Sand's liaison with composer Frederic Chopin has been memorialized by
such films as A
Song to Remember, in which Merle Oberon played the role, and the more recent and
far superior Impromptu,
with Judy Davis doing a star turn as Sand. Both films include as a minor figure Alfred de
Musset, the poet and playwright who preceded Chopin in Sand's affections. The Children
of the Century, a new film by Diane Kurys (Love After Love, Entre Nous) is centered on
the earlier relationship with Musset, while Chopin is relegated to a nonspeaking cameo.

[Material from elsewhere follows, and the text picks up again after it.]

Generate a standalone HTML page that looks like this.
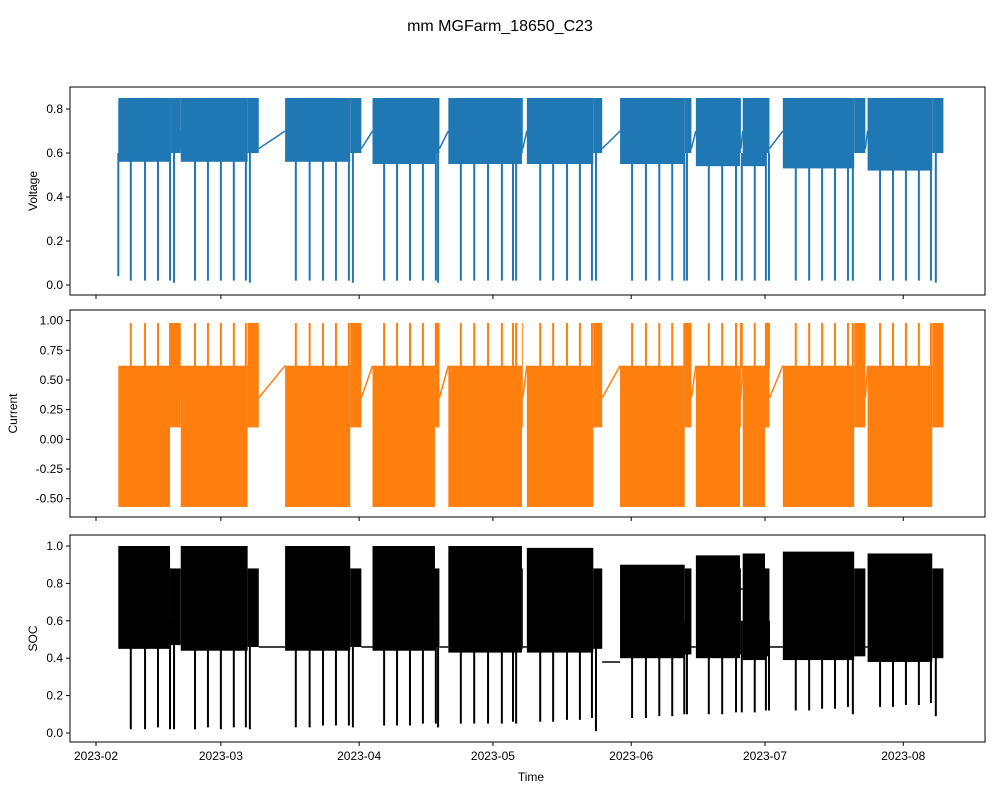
<!DOCTYPE html>
<html><head><meta charset="utf-8">
<style>
html,body{margin:0;padding:0;background:#fff;}
svg{display:block;font-family:"Liberation Sans","DejaVu Sans",sans-serif;}
</style></head>
<body>
<svg id="chart" width="1000" height="800" viewBox="0 0 1000 800">
<text x="500" y="31" text-anchor="middle" font-size="16">mm MGFarm_18650_C23</text>
</svg>
<script>
// day offsets from 2023-02-01
const blockStart = [5, 19, 42.4, 62, 79, 96.6, 117.5, 134.5, 145, 154, 173];
const blockEnd   = [16.6, 34, 57, 76, 95.5, 111.5, 132, 144.4, 150, 170, 187.5];
const tailEnd    = [19, 36.5, 59.5, 77, 95.7, 113.5, 133.5, 144.6, 151, 172.5, 190];
const vLow  = [0.56, 0.56, 0.56, 0.55, 0.55, 0.55, 0.55, 0.54, 0.54, 0.53, 0.52];
const vHigh = [0.85, 0.85, 0.85, 0.85, 0.85, 0.85, 0.85, 0.85, 0.85, 0.85, 0.85];
const vStartGap = [0.70, 0.70, 0.70, 0.70, 0.70, 0.70, 0.70, 0.70, 0.70, 0.70, 0.70];
const iLow  = [-0.57, -0.57, -0.57, -0.57, -0.57, -0.57, -0.57, -0.57, -0.57, -0.57, -0.57];
const iHigh = [0.62, 0.62, 0.62, 0.62, 0.62, 0.62, 0.62, 0.62, 0.62, 0.62, 0.62];
const socLow  = [0.45, 0.44, 0.44, 0.44, 0.43, 0.43, 0.40, 0.40, 0.39, 0.39, 0.38];
const socHigh = [1.0, 1.0, 1.0, 1.0, 1.0, 0.99, 0.90, 0.95, 0.96, 0.97, 0.96];
const socGap  = [0.46, 0.46, 0.46, 0.46, 0.46, 0.38, 0.46, 0.77, 0.46, 0.46];
const spikeDays = [7.8,11,13.9,16.6,17.5, 22.2,25.1,28,30.9,33.6,34.5, 44.8,47.9,50.9,53.8,56.7,57.6, 64.6,67.5,70.4,73.3,76.2,76.7, 81.8,84.8,87.9,91,93.5,94.2, 99.6,102.5,105.6,108.5,111.2,112.1, 120.2,123.3,126.3,129.2,131.9,132.5, 137.4,140.4,143.5,144.8, 147.7,150.2,150.9, 156.9,159.9,162.8,165.7,168.6,169.7, 175.8,178.7,181.6,184.5,187.2,188.3];
const vSpike = [0.02,0.02,0.02,0.02,0.01, 0.02,0.02,0.02,0.02,0.02,0.01, 0.02,0.02,0.02,0.02,0.02,0.01, 0.02,0.02,0.02,0.02,0.02,0.01, 0.02,0.02,0.02,0.02,0.02,0.02, 0.02,0.02,0.02,0.02,0.02,0.02, 0.02,0.02,0.02,0.02,0.02,0.02, 0.02,0.02,0.02,0.02, 0.02,0.02,0.02, 0.02,0.02,0.02,0.02,0.02,0.02, 0.02,0.02,0.02,0.02,0.02,0.01];
const iSpike = spikeDays.map(()=>0.98);
const socSpike = [0.02,0.02,0.03,0.02,0.02, 0.02,0.03,0.02,0.03,0.03,0.02, 0.03,0.03,0.04,0.04,0.04,0.03, 0.04,0.04,0.04,0.05,0.05,0.03, 0.05,0.05,0.05,0.05,0.06,0.05, 0.06,0.06,0.07,0.07,0.08,0.01, 0.08,0.08,0.09,0.09,0.10,0.10, 0.10,0.10,0.11,0.11, 0.11,0.12,0.12, 0.12,0.12,0.13,0.13,0.14,0.10, 0.14,0.14,0.15,0.15,0.16,0.09];
const xTickLabels = ["2023-02","2023-03","2023-04","2023-05","2023-06","2023-07","2023-08"];
const xTickDays = [0, 28, 59, 89, 120, 150, 181];

const NS="http://www.w3.org/2000/svg";
const svg=document.getElementById('chart');
const L=70,R=985;
const x=d=>96+d*4.46;
function el(t,a,p){const e=document.createElementNS(NS,t);for(const k in a)e.setAttribute(k,a[k]);(p||svg).appendChild(e);return e;}

const panels=[
 {name:'voltage',top:87,bot:295,y:v=>285-v*220,ticks:[0,0.2,0.4,0.6,0.8],fmt:v=>v.toFixed(1),label:'Voltage',color:'#1f77b4'},
 {name:'current',top:310,bot:517,y:v=>439.3-v*118.7,ticks:[-0.5,-0.25,0,0.25,0.5,0.75,1.0],fmt:v=>v.toFixed(2),label:'Current',color:'#ff7f0e'},
 {name:'soc',top:535,bot:742,y:v=>733-v*187,ticks:[0,0.2,0.4,0.6,0.8,1.0],fmt:v=>v.toFixed(1),label:'SOC',color:'#000000'}
];

panels.forEach((p,pi)=>{
 const g=el('g',{});
 
 
 const col=p.color;
 // series
 const lo = pi==0?vLow:pi==1?iLow:socLow;
 const hi = pi==0?vHigh:pi==1?iHigh:socHigh;
 const sp = pi==0?vSpike:pi==1?iSpike:socSpike;
 // connectors
 for(let b=0;b<blockStart.length-1;b++){
  let a,c;
  if(pi==0){a=[x(tailEnd[b]),p.y(0.62)];c=[x(blockStart[b+1]),p.y(vStartGap[b+1])];}
  else if(pi==1){a=[x(tailEnd[b]),p.y(0.35)];c=[x(blockStart[b+1]),p.y(0.62)];}
  else{a=[x(tailEnd[b]),p.y(socGap[b])];c=[x(blockStart[b+1]),p.y(socGap[b])];}
  const ln=el('line',{x1:a[0],y1:a[1],x2:c[0],y2:c[1],stroke:col,'stroke-width':1.5},g);
  
  
 }
 for(let b=0;b<blockStart.length;b++){
  const r=el('rect',{x:x(blockStart[b]),y:p.y(hi[b]),width:x(blockEnd[b])-x(blockStart[b]),height:p.y(lo[b])-p.y(hi[b]),fill:col},g);
  
  
  // tail
  let tl,th;
  if(pi==0){tl=0.6;th=0.85;}else if(pi==1){tl=0.1;th=0.98;}else{tl=lo[b]+0.02;th=0.88;}
  const t=el('rect',{x:x(blockEnd[b]),y:p.y(th),width:x(tailEnd[b])-x(blockEnd[b]),height:p.y(tl)-p.y(th),fill:col},g);
  
  
 }
 if(pi==1){
  // start spike segment
 }
 spikeDays.forEach((d,i)=>{
  const base = pi==1?0.6:0.6;
  const s=el('line',{x1:x(d),x2:x(d),y1:p.y(base),y2:p.y(sp[i]),stroke:col,'stroke-width':2},g);
  
  
 });
 if(pi==0){const s=el('line',{x1:x(5),x2:x(5),y1:p.y(0.6),y2:p.y(0.04),stroke:col,'stroke-width':2},g);
  }
 // frame
 const f=el('rect',{x:L,y:p.top,width:R-L,height:p.bot-p.top,fill:'none',stroke:'#000','stroke-width':1},g);
 
 
 p.ticks.forEach(v=>{
  const yy=p.y(v);
  el('line',{x1:L-4,x2:L,y1:yy,y2:yy,stroke:'#000'},g);
  const t=el('text',{x:L-7,y:yy+4,'text-anchor':'end','font-size':12},g);
  t.textContent=p.fmt(v);
  
  
 });
 xTickDays.forEach((d,i)=>{
  el('line',{x1:x(d),x2:x(d),y1:p.bot,y2:p.bot+4,stroke:'#000'},g);
  if(pi==2){const t=el('text',{x:x(d),y:p.bot+18,'text-anchor':'middle','font-size':12},g);
   t.textContent=xTickLabels[i];
   
   }
 });
 const yl=el('text',{x:0,y:0,'text-anchor':'middle','font-size':12,transform:`translate(${pi==1?17:37},${(p.top+p.bot)/2}) rotate(-90)`},g);
 yl.textContent=p.label;
 
 
});
const xl=el('text',{x:531,y:781,'text-anchor':'middle','font-size':12});
xl.textContent='Time';


</script>
</body></html>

Musset wrote a novel about their affair, The
Confession of a Child of the Century.
Sand covered the territory in her novel, She
& He
and
in her journals
and there are published letters and biographies of both, providing a wealth of raw
material from which the screenplay could draw. When they met, Sand was 29 and Musset was
23. Their age difference was only one of the grounds on which Musset mere vigorously
opposed their affair. Initially they shared their literary interests, but the strong
chemistry between them inevitably ended up in passionate intimacy. Before Sand meets
Musset, Kurys shows her reading to a literary salon, stating that men were unconcerned
with the physical pleasure of women. Musset, and the heated passion generated between the
two, surely changed her mind. "You taught me to love, heart and soul," she says
later on.
They travel to Venice together, but even en route, Musset reverts to
philandering ways. He is revealed to be a whoremonger and a gambler and he dabbles in
opium as well. He is also portrayed as alternately abusive and repentant towards Sand;
it's hard not to think after a while that his mother was right in opposing the
relationship. Not, of course, because of anything wrong with Sand as she would have it,
but because her son is an irresponsible, spoiled and self-indulgent adolescent
masquerading in the body of an adult.
While allowing Sand shelter in the arms of an Italian doctor, Kurys
depicts her as consistent in her love for Musset, despite his intolerable behavior. The
portrayal of this strong, independent woman remaining so attached under the circumstances
is, in part perhaps, meant to be a reflection of the over-the-top romanticism of the
period, the exaltation of passion above all else. (Sand doesn't fit the contemporary
picture of the abused wife unable and unwilling to split with her partner.) But, the
repeated breakups and reconciliations that stretch the film unnecessarily beyond a length
appropriate to its content becomes tiresome. The imbalance in the relationship unbalances
the portrait of Sand as well.
Nonetheless, there's much to bolster the proceedings, especially the
performance of Juliette Binoche (Chocolat,
Alice and Martin) as Sand;
she emanates both the intelligence and the passion of the writer with an edge of wit
always present. Benoit Magimel (The
Piano Teacher, A Single Girl)
makes a convincingly passionate lover as well as an annoying heel. Costuming by French
couturier Christian Lacroix is a knockout and period interiors are handsomely realized.
Indeed, all the production values are first rate; it's the script here that undermines the
film, getting befuddled in its characterizations as it begins to seem as long as the two year affair which is its subject.